◆ Given request:
Retype nothing but the lines from the start of the material up to and including the line with "return x, y". Pictures don't belong in the copy.

◆ Dataset entries:
++++++++

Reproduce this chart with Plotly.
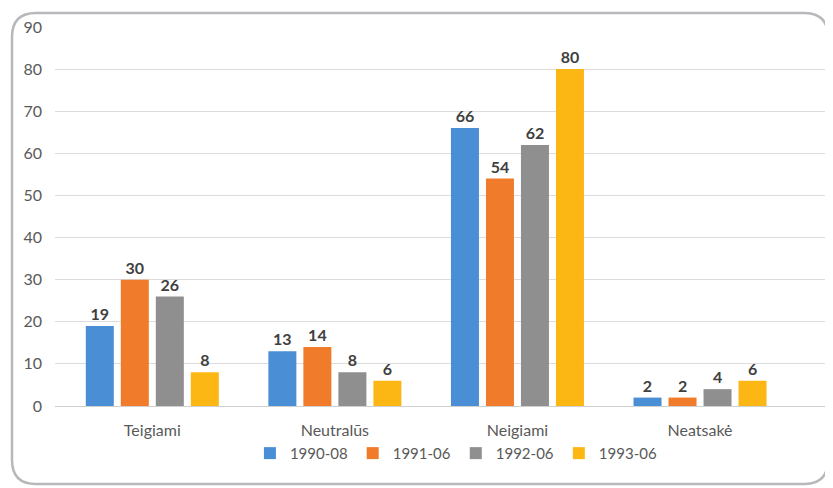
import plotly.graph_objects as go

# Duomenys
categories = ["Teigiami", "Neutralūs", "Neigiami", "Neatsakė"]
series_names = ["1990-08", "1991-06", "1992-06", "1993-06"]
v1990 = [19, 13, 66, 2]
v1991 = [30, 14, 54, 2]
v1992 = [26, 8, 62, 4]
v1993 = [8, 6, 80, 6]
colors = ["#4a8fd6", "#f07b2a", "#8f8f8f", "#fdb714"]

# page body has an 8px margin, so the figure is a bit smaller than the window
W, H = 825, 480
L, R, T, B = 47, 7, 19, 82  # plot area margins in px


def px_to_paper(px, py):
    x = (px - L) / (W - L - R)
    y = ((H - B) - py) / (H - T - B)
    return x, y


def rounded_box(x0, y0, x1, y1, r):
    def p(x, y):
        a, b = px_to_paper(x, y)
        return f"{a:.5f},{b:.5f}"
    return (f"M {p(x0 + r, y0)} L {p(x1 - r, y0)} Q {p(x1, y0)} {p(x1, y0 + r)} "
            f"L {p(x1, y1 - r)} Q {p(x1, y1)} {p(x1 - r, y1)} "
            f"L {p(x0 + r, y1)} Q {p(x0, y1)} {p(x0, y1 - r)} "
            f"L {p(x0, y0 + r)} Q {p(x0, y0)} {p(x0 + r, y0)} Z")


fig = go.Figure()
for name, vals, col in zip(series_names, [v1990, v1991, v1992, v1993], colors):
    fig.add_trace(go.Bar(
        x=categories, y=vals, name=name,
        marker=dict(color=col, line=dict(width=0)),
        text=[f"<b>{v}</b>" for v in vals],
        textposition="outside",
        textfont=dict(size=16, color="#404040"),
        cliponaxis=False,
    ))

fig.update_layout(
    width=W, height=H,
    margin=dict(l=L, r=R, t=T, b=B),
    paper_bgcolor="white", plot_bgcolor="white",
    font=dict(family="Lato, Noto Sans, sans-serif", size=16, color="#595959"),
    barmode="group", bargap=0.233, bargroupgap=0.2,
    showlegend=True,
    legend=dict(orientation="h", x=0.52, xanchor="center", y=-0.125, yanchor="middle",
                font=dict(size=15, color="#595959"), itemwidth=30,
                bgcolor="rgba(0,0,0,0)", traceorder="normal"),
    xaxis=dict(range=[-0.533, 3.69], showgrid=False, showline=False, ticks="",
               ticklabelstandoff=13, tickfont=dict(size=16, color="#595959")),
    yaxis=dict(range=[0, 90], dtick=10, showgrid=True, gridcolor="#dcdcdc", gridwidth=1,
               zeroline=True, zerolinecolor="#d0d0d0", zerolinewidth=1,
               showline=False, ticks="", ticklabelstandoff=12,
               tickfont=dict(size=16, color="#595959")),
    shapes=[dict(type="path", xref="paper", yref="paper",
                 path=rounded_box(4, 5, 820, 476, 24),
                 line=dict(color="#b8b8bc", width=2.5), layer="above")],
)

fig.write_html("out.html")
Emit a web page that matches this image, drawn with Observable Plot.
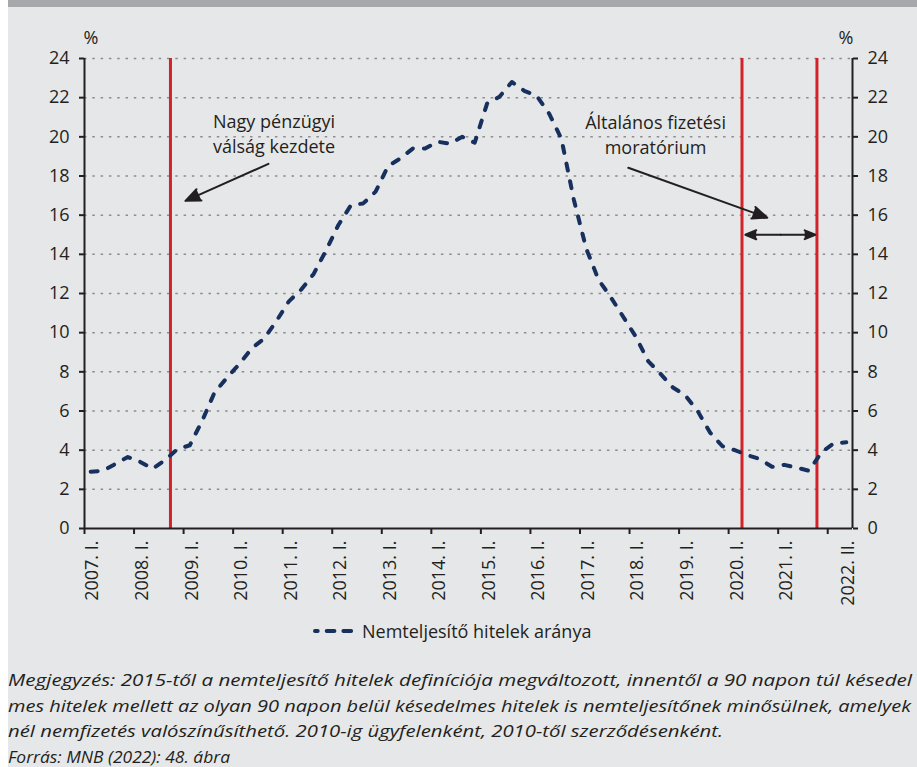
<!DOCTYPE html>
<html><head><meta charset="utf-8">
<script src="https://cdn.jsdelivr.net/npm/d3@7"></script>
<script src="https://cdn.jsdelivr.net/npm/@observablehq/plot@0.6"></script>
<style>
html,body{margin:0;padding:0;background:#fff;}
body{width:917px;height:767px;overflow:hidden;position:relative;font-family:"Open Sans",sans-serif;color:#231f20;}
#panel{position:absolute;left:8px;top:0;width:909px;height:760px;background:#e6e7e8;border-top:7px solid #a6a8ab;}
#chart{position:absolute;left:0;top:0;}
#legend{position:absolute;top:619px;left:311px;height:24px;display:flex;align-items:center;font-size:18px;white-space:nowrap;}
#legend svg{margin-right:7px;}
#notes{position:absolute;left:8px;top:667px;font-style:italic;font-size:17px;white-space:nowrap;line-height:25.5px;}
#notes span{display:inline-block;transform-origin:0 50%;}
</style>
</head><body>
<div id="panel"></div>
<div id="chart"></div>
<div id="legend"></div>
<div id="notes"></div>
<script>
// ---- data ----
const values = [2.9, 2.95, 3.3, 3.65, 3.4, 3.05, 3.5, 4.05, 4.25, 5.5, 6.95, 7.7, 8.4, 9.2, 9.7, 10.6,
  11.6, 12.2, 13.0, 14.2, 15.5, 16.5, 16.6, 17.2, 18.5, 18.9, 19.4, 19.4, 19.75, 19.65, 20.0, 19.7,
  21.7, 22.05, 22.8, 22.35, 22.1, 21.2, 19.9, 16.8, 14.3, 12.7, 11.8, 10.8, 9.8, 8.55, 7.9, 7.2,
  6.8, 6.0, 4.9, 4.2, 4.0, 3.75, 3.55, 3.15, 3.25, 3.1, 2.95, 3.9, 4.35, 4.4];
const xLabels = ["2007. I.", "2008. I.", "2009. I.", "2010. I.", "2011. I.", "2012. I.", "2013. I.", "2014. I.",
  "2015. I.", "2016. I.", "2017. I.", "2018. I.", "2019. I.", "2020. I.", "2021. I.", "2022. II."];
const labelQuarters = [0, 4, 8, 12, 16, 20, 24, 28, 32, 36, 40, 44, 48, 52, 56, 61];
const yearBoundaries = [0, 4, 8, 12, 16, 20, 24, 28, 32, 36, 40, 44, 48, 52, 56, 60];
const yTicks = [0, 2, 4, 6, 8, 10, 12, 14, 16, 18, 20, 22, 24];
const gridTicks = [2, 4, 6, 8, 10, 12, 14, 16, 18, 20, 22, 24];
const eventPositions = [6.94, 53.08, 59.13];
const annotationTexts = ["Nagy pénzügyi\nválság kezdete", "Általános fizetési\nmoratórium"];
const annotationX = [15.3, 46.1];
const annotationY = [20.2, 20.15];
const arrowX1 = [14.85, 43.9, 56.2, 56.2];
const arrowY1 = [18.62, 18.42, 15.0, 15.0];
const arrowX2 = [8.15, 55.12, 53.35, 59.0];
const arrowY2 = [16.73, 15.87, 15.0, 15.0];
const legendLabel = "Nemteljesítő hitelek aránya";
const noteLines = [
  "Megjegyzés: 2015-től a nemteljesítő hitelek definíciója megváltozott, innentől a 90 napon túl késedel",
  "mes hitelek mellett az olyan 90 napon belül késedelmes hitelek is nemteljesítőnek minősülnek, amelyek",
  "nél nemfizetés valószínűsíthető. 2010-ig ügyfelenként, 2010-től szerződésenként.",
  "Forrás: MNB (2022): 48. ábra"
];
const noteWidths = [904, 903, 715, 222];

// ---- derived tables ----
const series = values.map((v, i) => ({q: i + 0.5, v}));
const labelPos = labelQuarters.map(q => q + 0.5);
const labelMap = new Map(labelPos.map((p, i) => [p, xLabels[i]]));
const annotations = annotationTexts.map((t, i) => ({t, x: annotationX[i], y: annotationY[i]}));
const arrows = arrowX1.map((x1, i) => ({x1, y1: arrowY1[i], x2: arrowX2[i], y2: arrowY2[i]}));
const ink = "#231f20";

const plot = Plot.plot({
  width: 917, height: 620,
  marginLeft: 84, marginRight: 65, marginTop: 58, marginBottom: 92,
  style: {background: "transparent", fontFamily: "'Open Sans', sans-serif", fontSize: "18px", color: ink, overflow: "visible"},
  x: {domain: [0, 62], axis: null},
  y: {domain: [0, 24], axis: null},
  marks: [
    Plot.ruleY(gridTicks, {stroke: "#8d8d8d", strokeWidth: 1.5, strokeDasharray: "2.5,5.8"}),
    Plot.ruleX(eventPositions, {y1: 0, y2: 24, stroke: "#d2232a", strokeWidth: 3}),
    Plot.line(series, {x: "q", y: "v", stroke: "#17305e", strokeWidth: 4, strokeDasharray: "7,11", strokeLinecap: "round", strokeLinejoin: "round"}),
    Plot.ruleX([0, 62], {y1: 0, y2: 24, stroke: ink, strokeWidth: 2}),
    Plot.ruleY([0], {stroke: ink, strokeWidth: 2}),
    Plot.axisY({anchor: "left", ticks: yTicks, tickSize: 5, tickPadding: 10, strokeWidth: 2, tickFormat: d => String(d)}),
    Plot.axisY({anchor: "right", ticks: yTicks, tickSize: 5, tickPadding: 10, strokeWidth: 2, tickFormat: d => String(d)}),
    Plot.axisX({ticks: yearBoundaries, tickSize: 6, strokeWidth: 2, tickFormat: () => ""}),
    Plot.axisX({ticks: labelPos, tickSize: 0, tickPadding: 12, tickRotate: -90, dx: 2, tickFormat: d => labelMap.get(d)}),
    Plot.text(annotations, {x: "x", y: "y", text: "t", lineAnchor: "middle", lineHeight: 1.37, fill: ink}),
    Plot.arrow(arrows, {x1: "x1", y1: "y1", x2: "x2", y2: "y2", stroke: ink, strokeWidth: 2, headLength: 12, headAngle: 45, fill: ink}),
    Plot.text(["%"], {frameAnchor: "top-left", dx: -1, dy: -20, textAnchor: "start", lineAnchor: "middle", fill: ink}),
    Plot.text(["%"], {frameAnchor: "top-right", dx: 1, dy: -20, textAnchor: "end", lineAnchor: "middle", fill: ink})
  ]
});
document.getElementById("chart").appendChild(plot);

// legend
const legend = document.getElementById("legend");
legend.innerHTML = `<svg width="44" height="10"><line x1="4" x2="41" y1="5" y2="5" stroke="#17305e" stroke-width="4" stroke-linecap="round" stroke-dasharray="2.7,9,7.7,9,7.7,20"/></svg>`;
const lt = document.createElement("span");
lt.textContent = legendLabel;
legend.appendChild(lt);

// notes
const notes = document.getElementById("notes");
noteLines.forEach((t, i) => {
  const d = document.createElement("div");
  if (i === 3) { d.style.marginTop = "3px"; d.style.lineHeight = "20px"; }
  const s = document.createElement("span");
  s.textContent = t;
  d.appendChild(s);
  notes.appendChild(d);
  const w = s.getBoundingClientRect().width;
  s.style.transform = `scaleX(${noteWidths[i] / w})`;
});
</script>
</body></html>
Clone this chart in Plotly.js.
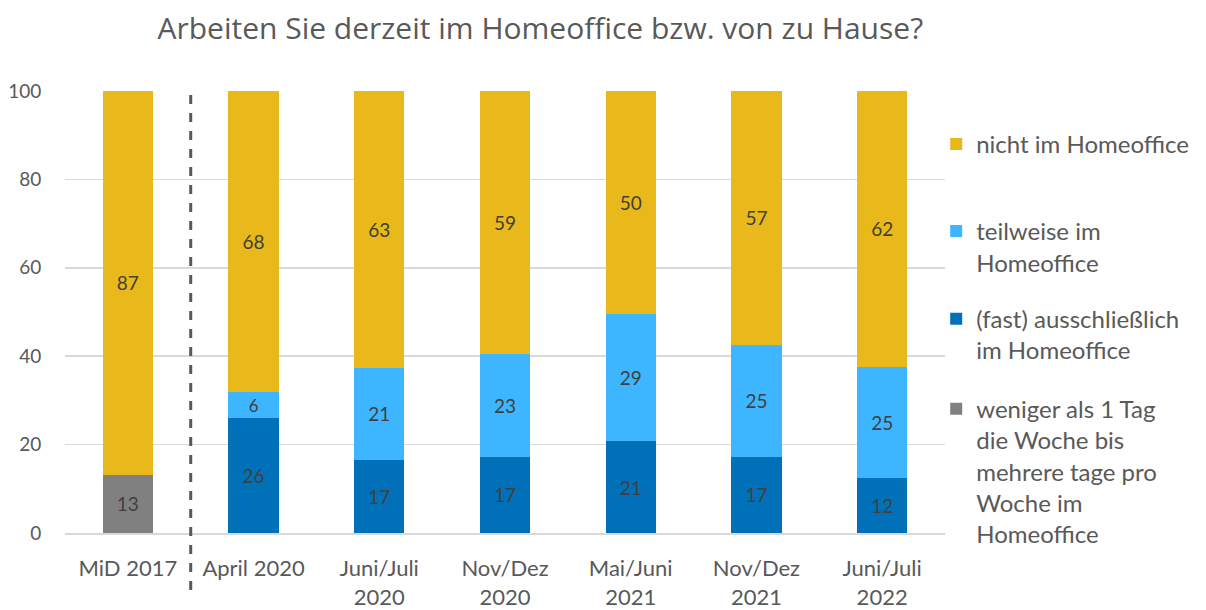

++++++++

◆ Exercise output:
Reproduce this chart with Plotly.
import plotly.graph_objects as go

# Duomenys
categories = ["Teigiami", "Neutralūs", "Neigiami", "Neatsakė"]
series_names = ["1990-08", "1991-06", "1992-06", "1993-06"]
v1990 = [19, 13, 66, 2]
v1991 = [30, 14, 54, 2]
v1992 = [26, 8, 62, 4]
v1993 = [8, 6, 80, 6]
colors = ["#4a8fd6", "#f07b2a", "#8f8f8f", "#fdb714"]

# page body has an 8px margin, so the figure is a bit smaller than the window
W, H = 825, 480
L, R, T, B = 47, 7, 19, 82  # plot area margins in px


def px_to_paper(px, py):
    x = (px - L) / (W - L - R)
    y = ((H - B) - py) / (H - T - B)
    return x, y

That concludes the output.